The brutal vengeance of “Sredni Vashtar” demonstrates that Saki’s preference is not founded on the moral superiority of children and animals. “The Open Window,” probably Saki’s most popular story, makes the point in a more plausible situation, where a “self-possessed young lady of fifteen” spins from the most ordinary circumstances a tale of terror that drives her visitor, the nervous and hypochondriacal Mr. Frampton Nuttel, to distraction. In the Saki world the charm and talent of the liar makes up for the cruelty of her lie; the reader, cut adrift from his ordinary values, admires the unfeeling understatement of Saki’s summing up: “Romance at short notice was her specialty.” The reader joins in applauding at the story’s end not injustice—the whimpering Nuttel gets no worse than he deserves—but justice undiluted by mercy, a drink too strong for most adults most of the time.
What Saki admires about the people and animals he portrays is their fidelity to absolutes. They follow their natures single-mindedly and unapologetically; they neither moralize nor compromise. Discussing the preferences of a character in his novel When William Came (1913), Saki indirectly explains his own austere code: “Animals accepted the world as it was and made the best of it, and children, at least nice children, uncontaminated by grown-up influences, lived in worlds of their own making.” In this judgment the satirist becomes misanthrope.
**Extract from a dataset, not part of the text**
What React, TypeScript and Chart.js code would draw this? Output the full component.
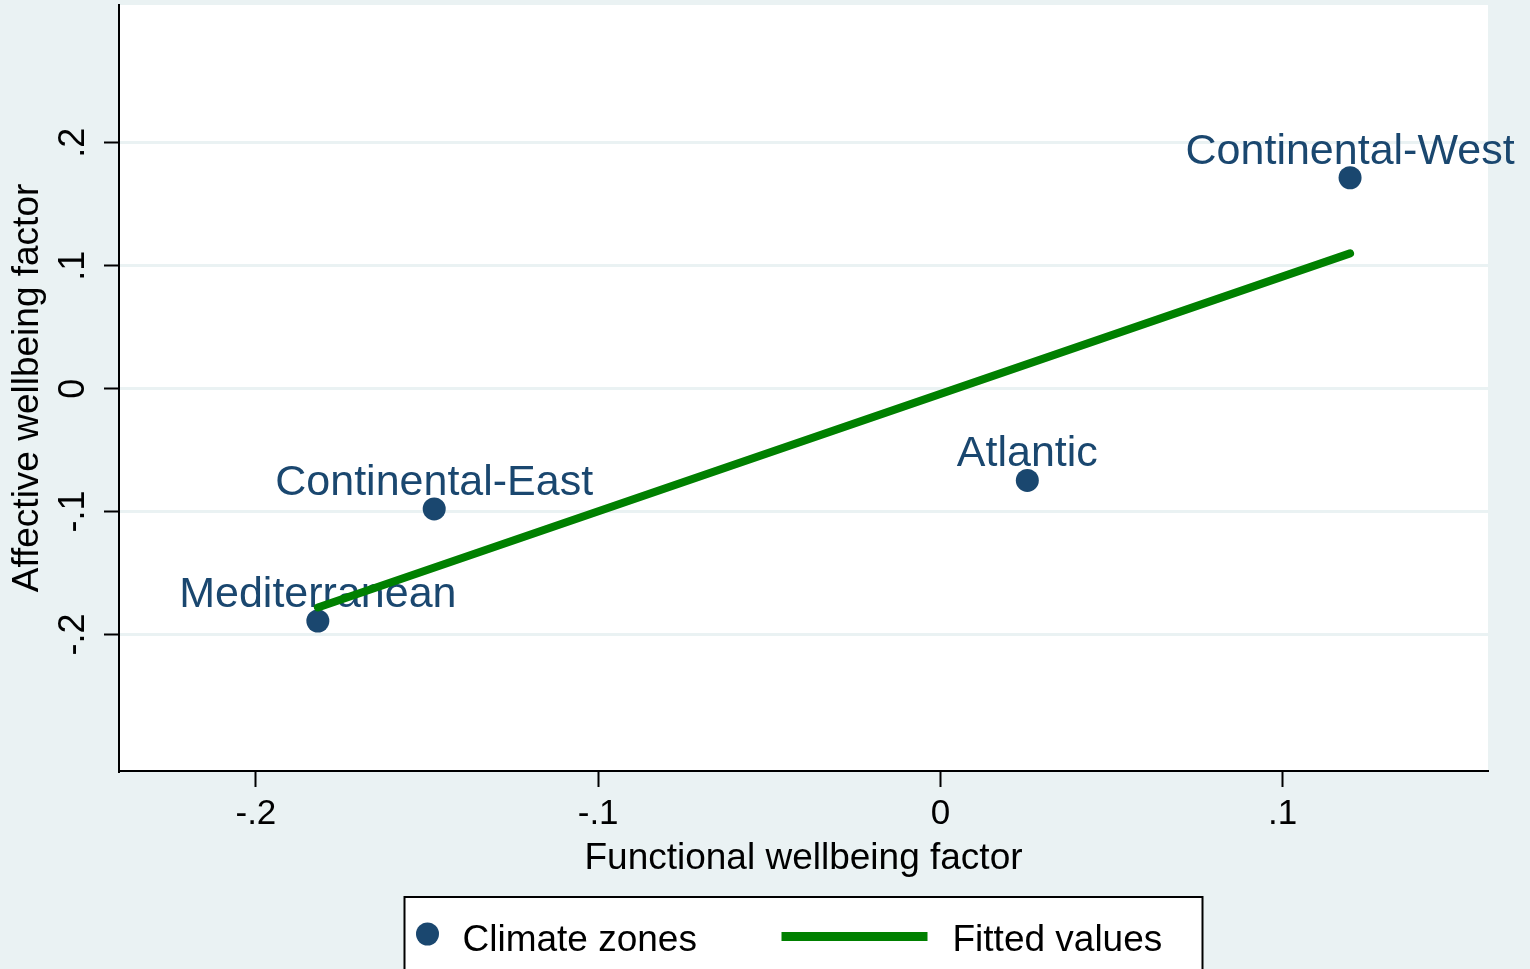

Saki endorses nature and art but rejects society.
It is this moral narrowness, this refusal to accept compromise, that makes Saki, despite the brilliance of his artistry, an unsatisfying writer to read in large doses. His dated description of a vanished world is really no flow, for he does not endorse the dying regime but clearly shows why it ought to die. His lack of sentiment is refreshing; his lack of emotion (only in such rare stories as “The Sheep,” “The Philanthropist and the Happy Cat,” and “The Penance” does Saki credibly present deep or complex feelings) does not offend present-day readers long inured to black comedy. Saki’s defect is sterility. He refuses to be generous or make allowances as he considers society, that creation of adults, and he sends readers back empty-handed to the world of compromise where they must live.